Matmul backward

Background

This is the backward pass for plain matrix multiplication — the gradient that sits underneath every linear layer, attention head, and im2col convolution. It is two lines, and like the linear backward, the shapes alone force the formulas: there is only one dimension-consistent way to combine the available matrices.

Problem statement

Implement matmul_backward(grad_out, A, B). The forward was $C = AB$ with $A: (M,K)$, $B: (K,N)$, $C: (M,N)$. Given $G = \partial L/\partial C$ of shape $(M,N)$:

$$dA = \frac{\partial L}{\partial A} = G\,B^\top \;\; (M, K), \qquad dB = \frac{\partial L}{\partial B} = A^\top G \;\; (K, N)$$

Return (dA, dB).

Input

• grad_out — np.ndarray of shape (M, N): the gradient of the loss w.r.t. C.
• A — np.ndarray of shape (M, K): the left operand from the forward pass.
• B — np.ndarray of shape (K, N): the right operand from the forward pass.

Output

Returns a tuple (dA, dB) with shapes (M, K) and (K, N).

Examples

Example 1 — hand-checked ($M=1, K=2, N=2$)

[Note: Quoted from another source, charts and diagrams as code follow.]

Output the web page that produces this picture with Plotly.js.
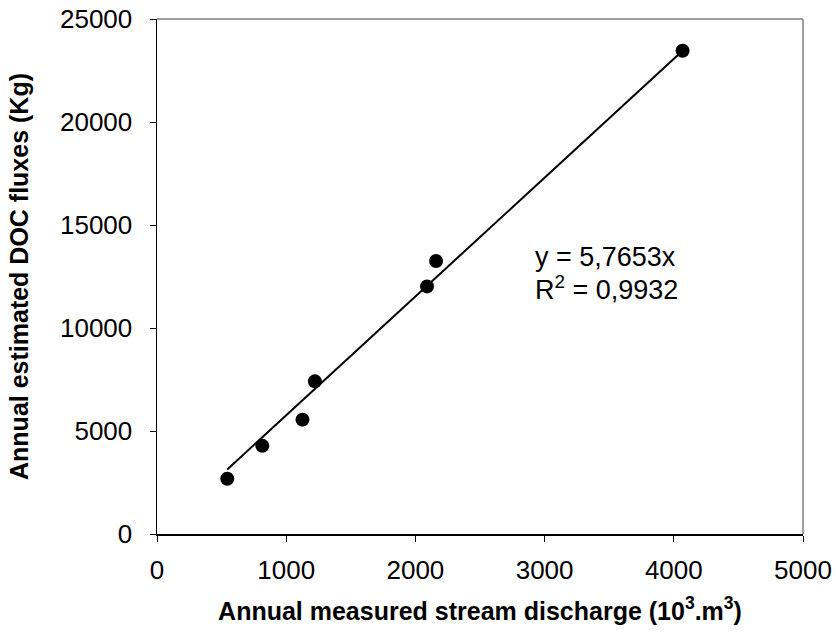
<!DOCTYPE html>
<html>
<head>
<meta charset="utf-8">
<script src="https://cdn.plot.ly/plotly-3.0.1.min.js"></script>
<style>html,body{margin:0;padding:0;background:#fff;}#chart{width:836px;height:643px;}</style>
</head>
<body>
<div id="chart"></div>
<script>
// Data
const discharge = [544, 815, 1126, 1222, 2090, 2160, 4068];   // 10^3 m^3
const docFlux   = [2680, 4280, 5550, 7410, 12020, 13250, 23460]; // Kg
const slope = 5.7653;
const r2Text = "0,9932";
const xTicks = [0, 1000, 2000, 3000, 4000, 5000];
const yTicks = [0, 5000, 10000, 15000, 20000, 25000];

const xMin = Math.min(...discharge), xMax = Math.max(...discharge);
const fitX = [xMin, xMax];
const fitY = fitX.map(v => slope * v);

const font = "Arial, 'Liberation Sans', sans-serif";

const traces = [
  {x: fitX, y: fitY, mode: "lines", type: "scatter", line: {color: "#000", width: 2}, hoverinfo: "skip"},
  {x: discharge, y: docFlux, mode: "markers", type: "scatter", marker: {color: "#000", size: 14}}
];

const layout = {
  width: 836, height: 643,
  margin: {l: 157, r: 33, t: 19, b: 109},
  paper_bgcolor: "#fff", plot_bgcolor: "#fff",
  showlegend: false,
  font: {family: font, color: "#000", size: 26},
  xaxis: {
    range: [0, 5000], tickvals: xTicks, ticktext: xTicks.map(String),
    showgrid: false, zeroline: false, showline: true, linecolor: "#000", linewidth: 1.5,
    ticks: "outside", ticklen: 6, tickcolor: "#000", tickwidth: 1,
    ticklabelstandoff: 6,
    tickfont: {size: 26},
    title: {text: "<b>Annual measured stream discharge (10<sup>3</sup>.m<sup>3</sup>)</b>", font: {size: 25}},
    automargin: false
  },
  yaxis: {
    range: [0, 25000], tickvals: yTicks, ticktext: yTicks.map(String),
    showgrid: false, zeroline: false, showline: true, linecolor: "#000", linewidth: 1.5,
    ticks: "outside", ticklen: 6, tickcolor: "#000", tickwidth: 1,
    ticklabelstandoff: 12,
    tickfont: {size: 26},
    title: {text: "<b>Annual estimated DOC fluxes (Kg)</b>", font: {size: 25}, standoff: 24},
    automargin: "left"
  },
  shapes: [
    {type: "line", xref: "paper", yref: "paper", x0: 0, x1: 1, y0: 1, y1: 1, line: {color: "#808080", width: 1.5}},
    {type: "line", xref: "paper", yref: "paper", x0: 1, x1: 1, y0: 0, y1: 1, line: {color: "#808080", width: 1.5}}
  ],
  annotations: [
    {x: 2910, y: 13437, xref: "x", yref: "y", xanchor: "left", yanchor: "middle", showarrow: false,
     text: "y = " + String(slope).replace(".", ",") + "x", font: {size: 27}},
    {x: 2910, y: 11928, xref: "x", yref: "y", xanchor: "left", yanchor: "middle", showarrow: false,
     text: "R<sup>2</sup> = " + r2Text, font: {size: 27}}
  ]
};

Plotly.newPlot("chart", traces, layout, {displayModeBar: false, staticPlot: true});
</script>
</body>
</html>
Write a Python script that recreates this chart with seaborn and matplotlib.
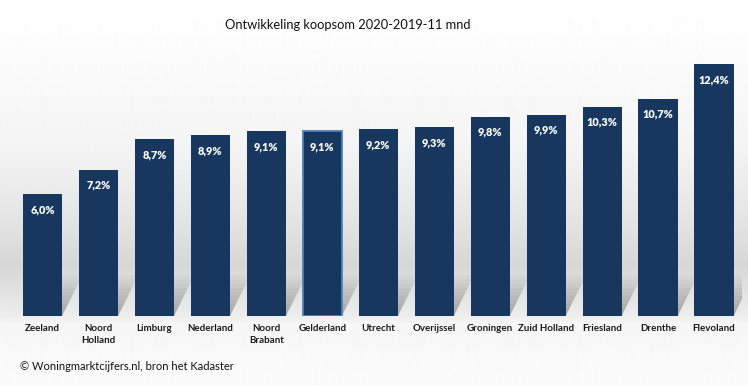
import numpy as np
import pandas as pd
import matplotlib
matplotlib.use("Agg")
import matplotlib.pyplot as plt
from matplotlib.patches import Polygon
import seaborn as sns

regions = ["Zeeland", "Noord\nHolland", "Limburg", "Nederland", "Noord\nBrabant",
           "Gelderland", "Utrecht", "Overijssel", "Groningen", "Zuid Holland",
           "Friesland", "Drenthe", "Flevoland"]
values = [6.0, 7.2, 8.7, 8.9, 9.1, 9.1, 9.2, 9.3, 9.8, 9.9, 10.3, 10.7, 12.4]
value_labels = ["6,0%", "7,2%", "8,7%", "8,9%", "9,1%", "9,1%", "9,2%", "9,3%",
                "9,8%", "9,9%", "10,3%", "10,7%", "12,4%"]
title = "Ontwikkeling koopsom 2020-2019-11 mnd"
footer = "© Woningmarktcijfers.nl, bron het Kadaster"

df = pd.DataFrame({"regio": regions, "waarde": values})

sns.set_theme(style="white")
plt.rcParams["font.family"] = ["Lato", "DejaVu Sans"]

W, H = 748, 386
fig = plt.figure(figsize=(W / 100, H / 100), dpi=100)

# background gradient over whole figure
bg = fig.add_axes([0, 0, 1, 1], zorder=0)
ys = np.linspace(0, 1, 772)  # 0 = top
stops_y = [0, 45, 150, 230, 265, 300, 316, 324, 386]
stops_v = [1.0, 0.99, 0.955, 0.885, 0.84, 0.9, 0.93, 0.965, 0.985]
col = np.interp(ys * H, stops_y, stops_v)[:, None]
img = np.repeat(col, 2, axis=1)
bg.imshow(img, cmap="gray", vmin=0, vmax=1, aspect="auto", extent=[0, 1, 0, 1],
          interpolation="bilinear")
bg.set_axis_off()

base_px = 316
scale = 20.3
ymax = 13.0
top_px = base_px - ymax * scale
left_px, right_px = 14.5, 742.0
ax = fig.add_axes([left_px / W, (H - base_px) / H, (right_px - left_px) / W,
                   (base_px - top_px) / H], zorder=1)
ax.patch.set_alpha(0)

bar_color = "#17375E"
sns.barplot(data=df, x="regio", y="waarde", color=bar_color, saturation=1,
            width=0.7, ax=ax, edgecolor=bar_color, linewidth=0, zorder=3)
bars = list(ax.patches)
for i, p in enumerate(bars):
    if regions[i] == "Gelderland":
        p.set_edgecolor("#4F81BD")
        p.set_linewidth(1.3)

# soft slanted shadows behind the bars
n_layers = 10
for p in bars:
    x0 = p.get_x()
    x1 = x0 + p.get_width()
    for k in range(n_layers):
        h = 2.0 * (k + 1) / n_layers
        dx = 0.18 * h
        poly = Polygon([(x0, 0), (x1, 0), (x1 + dx, h), (x0 + dx, h)],
                       closed=True, facecolor="black", edgecolor="none",
                       alpha=0.03, zorder=2)
        ax.add_patch(poly)

ax.set_xlim(-0.5, len(regions) - 0.5)
ax.set_ylim(0, ymax)
ax.set_xlabel("")
ax.set_ylabel("")
ax.set_yticks([])
for s in ax.spines.values():
    s.set_visible(False)
ax.tick_params(axis="x", length=0, pad=6)
for lbl in ax.get_xticklabels():
    lbl.set_fontsize(7)
    lbl.set_fontweight("bold")
    lbl.set_color("#1a1a1a")
    lbl.set_verticalalignment("top")
    lbl.set_linespacing(1.35)

for i, (v, t) in enumerate(zip(values, value_labels)):
    ax.annotate(t, (i, v), xytext=(0, -11), textcoords="offset points",
                ha="center", va="center", color="white", fontsize=7.8,
                fontweight="heavy", zorder=5)

fig.text(348 / W, 1 - 25 / H, title, ha="center", va="center", fontsize=9.3,
         color="#111111")
fig.text(20 / W, 1 - 367 / H, footer, ha="left", va="center", fontsize=8,
         color="#111111")

fig.savefig("out.png", dpi=100)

Input:  A = [[1, 2]], B = [[3, 4],
                           [5, 6]], grad_out = [[1, 1]]
Output: dA = [[7, 11]]
        dB = [[1, 1],
              [2, 2]]

Explanation: $dA = G\,B^\top = [1,1]\cdot\begin{bmatrix}3&5\\4&6\end{bmatrix} = [7, 11]$; $dB = A^\top G = \begin{bmatrix}1\\2\end{bmatrix}\cdot[1,1] = \begin{bmatrix}1&1\\2&2\end{bmatrix}$.

Example 2 — zero upstream gradient gives zero gradients

Input:  grad_out = zeros((2, 2)), any A (2,2), any B (2,2)
Output: dA = zeros((2, 2)), dB = zeros((2, 2))

Explanation: both gradients are linear in grad_out, so a zero upstream gradient yields zero dA and dB.

Constraints

• dA = grad_out @ B.T → (M, K); dB = A.T @ grad_out → (K, N).
• Shapes are the guardrail: with grad_out (M,N) and B (K,N), only grad_out @ B.T lands on (M, K) — getting a transpose wrong makes the matmul fail or mismatch.
• The diagnostic finite-difference cross-check (perturb each entry of A, then B) must match within atol≈1e-3.

Notes

• Why the transposes. From $C_{ij} = \sum_k A_{ik}B_{kj}$, the gradient at $A_{ik}$ is $\sum_j G_{ij}B_{kj}$ — exactly the $(i,k)$ entry of $G B^\top$. The same reasoning gives $dB = A^\top G$.
• Same pattern as Linear. Linear backward's dx and dW are this matmul gradient — a linear layer is just A @ B (input × weight) plus a bias term.